Data section:

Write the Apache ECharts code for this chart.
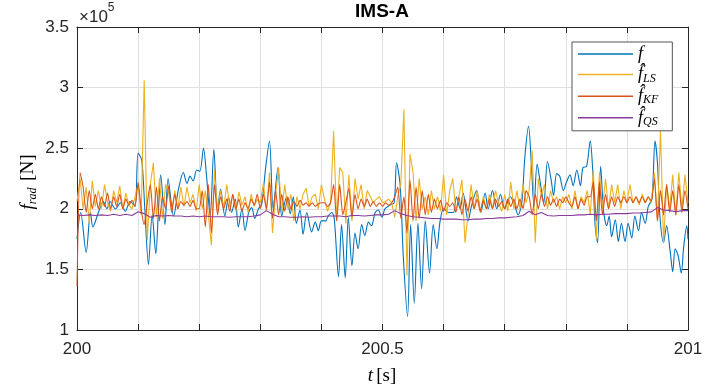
<!DOCTYPE html>
<html><head><meta charset="utf-8">
<script src="https://cdn.jsdelivr.net/npm/echarts@6/dist/echarts.min.js"></script>
<style>html,body{margin:0;padding:0;background:#fff}#c{width:717px;height:391px}</style>
</head><body><div id="c"></div>
<script>
const T0 = 200;
const xLabels = ['200', '200.5', '201'];
const seriesNames = ['f', 'f_LS', 'f_KF', 'f_QS'];

// measured force f (time offset [s], value x1e5 N)
const fTime = [0,.006,.015,.022,.026,.035,.043,.049,.054,.063,
.071,.079,.087,.095,.100,.106,.111,.117,.123,.129,
.133,.137,.144,.149,.158,.166,.174,.180,.185,.190,
.196,.201,.207,.212,.218,.224,.230,.235,.242,.248,
.253,.259,.264,.270,.275,.281,.286,.291,.297,.302,
.309,.315,.321,.329,.335,.343,.349,.354,.359,.365,
.370,.376,.384,.390,.395,.400,.407,.411,.417,.421,
.428,.433,.439,.444,.450,.455,.460,.466,.471,.477,
.482,.488,.493,.499,.504,.512,.519,.523,.529,.534,
.541,.546,.552,.558,.564,.570,.577,.583,.589,.594,
.600,.608,.616,.621,.627,.632,.640,.646,.654,.661,
.668,.673,.680,.687,.693,.700,.709,.715,.722,.728,
.733,.739,.744,.748,.753,.759,.764,.770,.776,.780,
.785,.790,.796,.801,.807,.812,.818,.824,.828,.834,
.840,.844,.848,.852,.857,.862,.867,.871,.875,.881,
.886,.891,.897,.902,.908,.913,.919,.924,.930,.935,
.941,.946,.950,.954,.960,.965,.971,.975,.979,.984,
.989,.993,.998,1.0];
const fVal = [1.75,1.97,1.64,1.97,1.85,1.97,2.06,2.0,2.06,2.0,
2.05,1.98,2.06,2.02,2.46,2.40,2.0,1.54,1.95,1.63,
1.95,2.28,1.87,2.25,1.94,2.16,2.30,2.21,2.27,2.23,
2.32,2.31,2.50,2.27,1.94,2.49,2.0,2.16,1.94,2.10,
1.97,2.08,1.85,2.0,1.82,1.97,2.01,1.92,2.0,2.03,
2.35,2.56,2.0,2.34,1.94,2.10,1.96,2.10,1.88,1.99,
1.79,1.97,1.81,1.89,1.82,1.90,1.90,1.94,1.97,1.92,
1.44,1.87,1.43,1.93,1.53,1.80,1.67,1.87,1.78,1.89,
1.86,1.97,1.99,1.93,2.0,2.03,2.05,2.38,2.19,1.61,
1.11,1.87,1.22,1.88,1.34,1.90,1.47,1.87,1.67,1.89,
2.0,1.97,1.97,2.10,2.0,2.13,1.90,2.03,2.15,1.97,
2.13,2.0,2.15,2.0,2.12,2.0,2.10,2.05,1.95,2.05,
2.43,2.68,2.33,2.02,2.37,2.19,2.05,2.39,2.24,2.11,
2.29,2.27,2.15,2.22,2.28,2.19,2.32,2.19,2.34,2.35,
2.56,2.32,1.86,1.72,2.35,1.97,1.86,1.94,1.77,1.91,
1.73,1.88,1.73,1.88,1.76,1.94,1.82,1.97,1.88,2.02,
2.08,2.56,2.38,1.94,1.72,1.86,1.64,1.48,1.67,1.61,
1.47,1.69,1.86,1.75];

// least-squares estimate, sampled every 0.005 s
const lsStep = 0.005;
const lsVal = [2.06,2.25,2.0,2.18,1.88,2.23,2.02,2.15,2.0,2.2,
2.05,1.98,2.15,2.05,2.19,2.0,2.13,2.03,2.0,2.1,
2.2,1.95,3.06,1.74,2.2,2.38,1.93,2.25,1.92,2.2,
2.13,1.98,2.15,2.0,2.18,2.02,2.18,2.05,2.12,1.98,
2.2,2.0,2.15,1.95,1.70,2.32,1.98,2.15,2.0,2.2,
2.02,2.12,1.98,2.14,2.03,2.1,1.97,2.12,2.02,2.08,
2.05,2.21,1.98,2.3,1.8,2.12,2.34,1.97,2.2,2.0,
2.12,1.9,2.1,2.0,2.12,2.17,2.02,2.1,2.12,2.0,
2.2,2.08,1.98,2.05,2.64,1.9,2.34,2.3,1.88,2.28,
1.9,2.25,2.08,2.2,2.0,2.15,2.1,2.05,2.08,2.1,
2.05,2.06,2.08,2.05,1.93,2.1,2.2,2.82,1.45,2.45,
2.3,1.9,2.25,2.0,2.1,1.95,2.15,2.0,2.1,1.98,
2.28,1.95,2.15,2.25,1.98,2.1,2.24,1.72,1.95,2.2,
2.0,2.15,1.97,2.1,2.0,2.12,2.0,2.15,2.05,1.98,
2.12,1.98,2.22,2.0,2.15,2.0,2.2,2.05,2.15,2.48,
1.72,2.25,2.1,2.2,2.0,2.15,2.05,2.1,2.0,2.1,
2.05,2.12,2.0,2.15,2.0,2.1,2.05,2.15,1.95,2.32,
1.75,2.3,2.0,2.25,2.0,2.2,2.05,2.2,2.0,2.15,
2.05,2.2,2.05,2.1,2.03,2.12,2.05,2.1,2.05,2.3,
1.9,2.65,1.72,2.2,2.0,2.28,1.95,2.3,2.0,2.28,2.05];

// Kalman-filter estimate, sampled every 0.005 s
const kfStep = 0.005;
const kfVal = [1.36,2.3,2.18,1.97,2.15,2.0,2.12,2.0,2.1,2.02,
2.13,2.0,2.1,2.02,2.12,2.0,2.08,2.03,2.07,2.02,
2.22,2.0,1.87,2.05,2.2,1.92,2.18,1.9,2.1,2.0,
2.19,1.97,2.12,2.0,2.06,2.03,2.06,2.02,2.07,2.0,
2.0,2.15,1.85,2.2,1.8,2.2,1.95,2.1,2.0,2.08,
1.98,2.12,2.0,2.08,1.98,2.05,2.0,2.08,2.03,2.12,
2.0,2.12,2.0,2.22,1.92,2.15,1.95,2.12,1.98,2.1,
2.0,2.06,2.02,2.07,2.03,2.05,2.02,2.05,2.02,2.04,
2.05,2.05,2.02,2.05,2.2,1.9,2.2,1.95,2.05,2.17,
1.93,2.12,2.0,2.08,2.02,2.08,2.02,2.06,2.02,2.05,
2.02,2.05,2.03,2.05,2.1,2.18,1.92,2.1,1.8,2.24,
1.9,2.18,1.92,2.15,1.95,2.12,1.97,2.08,2.0,2.07,
1.98,2.05,2.02,2.05,1.97,2.1,1.95,2.08,1.98,2.1,
2.0,2.08,1.98,2.07,2.0,2.08,2.0,2.08,2.02,2.06,
2.0,2.08,2.02,2.08,2.0,2.08,2.0,2.15,2.1,1.95,
2.12,2.0,2.12,2.02,2.1,2.03,2.08,2.02,2.08,2.05,
2.1,2.05,2.02,2.1,2.0,2.08,2.03,2.1,2.1,2.22,
1.9,2.22,1.95,2.12,2.0,2.1,2.02,2.1,2.05,2.1,
2.05,2.1,2.05,2.1,2.05,2.1,2.05,2.1,2.06,2.25,
1.9,2.15,1.95,2.2,1.97,2.15,1.95,2.2,1.97,2.15,2.0];

// quasi-static estimate, sampled every 0.01 s
const qsStep = 0.01;
const qsVal = [1.95,1.945,1.95,1.945,1.95,1.945,1.955,1.945,1.955,1.945,
1.975,1.96,1.93,1.945,1.94,1.945,1.94,1.94,1.935,1.94,
1.935,1.94,1.935,1.935,1.935,1.93,1.935,1.935,1.935,1.94,
1.95,1.985,1.955,1.935,1.935,1.93,1.93,1.935,1.93,1.935,
1.935,1.94,1.94,1.94,1.935,1.945,1.945,1.94,1.945,1.95,
1.95,1.955,1.985,1.96,1.945,1.935,1.93,1.925,1.92,1.92,
1.915,1.915,1.915,1.91,1.91,1.915,1.915,1.92,1.92,1.925,
1.925,1.93,1.935,1.945,1.98,1.95,1.97,1.945,1.94,1.945,
1.945,1.945,1.95,1.95,1.955,1.95,1.955,1.955,1.96,1.96,
1.96,1.965,1.965,1.97,1.975,2.01,1.99,1.985,1.975,1.985,
1.985];

const colors = ['#0072BD', '#EDB120', '#D95319', '#8A3A9C'];
const axisColor = '#262626';
const sans = '"Liberation Sans", Arial, Helvetica, sans-serif';
const serif = '"Liberation Serif", "DejaVu Serif", serif';

const fData = fTime.map((t, i) => [T0 + t, fVal[i]]);
const lsData = lsVal.map((v, i) => [T0 + i * lsStep, v]);
const kfData = kfVal.map((v, i) => [T0 + i * kfStep, v]);
const qsData = qsVal.map((v, i) => [T0 + i * qsStep, v]);

const legendRich = {
  i: {fontFamily: serif, fontStyle: 'italic', fontSize: 18, lineHeight: 20, color: '#000', verticalAlign: 'middle'},
  s: {fontFamily: serif, fontStyle: 'italic', fontSize: 12, lineHeight: 12, color: '#000', verticalAlign: 'bottom'}
};
function legendFmt(name) {
  if (name === 'f') return '{i|f}';
  const sub = name.split('_')[1];
  return '{i|f\u0302}{s|' + sub + '}';
}

const tickBase = {show: true, inside: true, length: 6, lineStyle: {color: axisColor, width: 1}};
const lineBase = {show: true, onZero: false, lineStyle: {color: axisColor, width: 1}};

const option = {
  animation: false,
  backgroundColor: '#fff',
  grid: {left: 77, right: 29, top: 27, bottom: 61, containLabel: false},
  xAxis: [{
    type: 'value', min: 200, max: 201, interval: 0.1, position: 'bottom',
    axisLine: lineBase, axisTick: tickBase,
    axisLabel: {fontSize: 17, color: axisColor, fontFamily: sans, margin: 11, showMinLabel: true, showMaxLabel: true,
      formatter: v => { const s = String(Math.round(v * 10) / 10); return xLabels.includes(s) ? s : ''; }},
    splitLine: {show: true, lineStyle: {color: '#dfdfdf', width: 1}}
  }, {
    type: 'value', min: 200, max: 201, interval: 0.1, position: 'top',
    axisLine: lineBase, axisTick: tickBase, axisLabel: {show: false}, splitLine: {show: false}
  }],
  yAxis: [{
    type: 'value', min: 1, max: 3.5, interval: 0.5, position: 'left',
    axisLine: lineBase, axisTick: tickBase,
    axisLabel: {fontSize: 17, color: axisColor, fontFamily: sans, margin: 8},
    splitLine: {show: true, lineStyle: {color: '#dfdfdf', width: 1}}
  }, {
    type: 'value', min: 1, max: 3.5, interval: 0.5, position: 'right',
    axisLine: lineBase, axisTick: tickBase, axisLabel: {show: false}, splitLine: {show: false}
  }],
  legend: {
    orient: 'vertical', left: 572, top: 42, data: seriesNames,
    icon: 'rect', itemWidth: 55, itemHeight: 1.5, itemGap: 2.6, padding: [3, 14, 3, 6],
    backgroundColor: '#fff', borderColor: '#555', borderWidth: 1, borderRadius: 0,
    textStyle: {rich: legendRich, fontFamily: serif, fontSize: 18},
    formatter: legendFmt
  },
  series: [
    {name: 'f', type: 'line', data: fData, symbol: 'none', smooth: 0.3, lineStyle: {color: colors[0], width: 1.1}, itemStyle: {color: colors[0]}, z: 2},
    {name: 'f_LS', type: 'line', data: lsData, symbol: 'none', lineStyle: {color: colors[1], width: 1.1}, itemStyle: {color: colors[1]}, z: 3},
    {name: 'f_KF', type: 'line', data: kfData, symbol: 'none', smooth: 0.2, lineStyle: {color: colors[2], width: 1.1}, itemStyle: {color: colors[2]}, z: 4},
    {name: 'f_QS', type: 'line', data: qsData, symbol: 'none', lineStyle: {color: colors[3], width: 1.1}, itemStyle: {color: colors[3]}, z: 5}
  ],
  graphic: [
    {type: 'text', x: 382, y: 2, style: {text: 'IMS-A', font: 'bold 19px ' + sans, fill: '#000', align: 'center', verticalAlign: 'top'}},
    {type: 'text', x: 79, y: 14, style: {text: '{a|\u00d710}{b|5}', align: 'left', verticalAlign: 'middle',
      rich: {a: {fontSize: 17, fontFamily: sans, fill: axisColor, color: axisColor, lineHeight: 24, verticalAlign: 'bottom'},
             b: {fontSize: 12, fontFamily: sans, fill: axisColor, color: axisColor, lineHeight: 12, verticalAlign: 'top'}}}},
    {type: 'text', x: 382, y: 376, style: {text: '{i|t} {r|[s]}', align: 'center', verticalAlign: 'middle',
      rich: {i: {fontFamily: serif, fontStyle: 'italic', fontSize: 19, fill: '#000', color: '#000'},
             r: {fontFamily: serif, fontSize: 19, fill: '#000', color: '#000'}}}},
    {type: 'text', x: 28, y: 182, rotation: Math.PI / 2, style: {text: '{i|f}{s|rad}  {r|[N]}', align: 'center', verticalAlign: 'middle',
      rich: {i: {fontFamily: serif, fontStyle: 'italic', fontSize: 19, lineHeight: 22, fill: '#000', color: '#000', verticalAlign: 'middle'},
             s: {fontFamily: serif, fontStyle: 'italic', fontSize: 12, lineHeight: 12, fill: '#000', color: '#000', verticalAlign: 'bottom'},
             r: {fontFamily: serif, fontSize: 19, lineHeight: 22, fill: '#000', color: '#000', verticalAlign: 'middle'}}}}
  ]
};
const chart = echarts.init(document.getElementById('c'), null, {renderer: 'canvas'});
chart.setOption(option);
</script>
</body></html>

Exercise prompt: From the first line of the material down to the line containing "const seriesNames = ['f', 'f_LS', 'f_KF', 'f_QS'];", inclusive, return each line exactly, skipping any picture.

Solution below:
Write the Apache ECharts code for this chart.
<!DOCTYPE html>
<html><head><meta charset="utf-8">
<script src="https://cdn.jsdelivr.net/npm/echarts@6/dist/echarts.min.js"></script>
<style>html,body{margin:0;padding:0;background:#fff}#c{width:717px;height:391px}</style>
</head><body><div id="c"></div>
<script>
const T0 = 200;
const xLabels = ['200', '200.5', '201'];
const seriesNames = ['f', 'f_LS', 'f_KF', 'f_QS'];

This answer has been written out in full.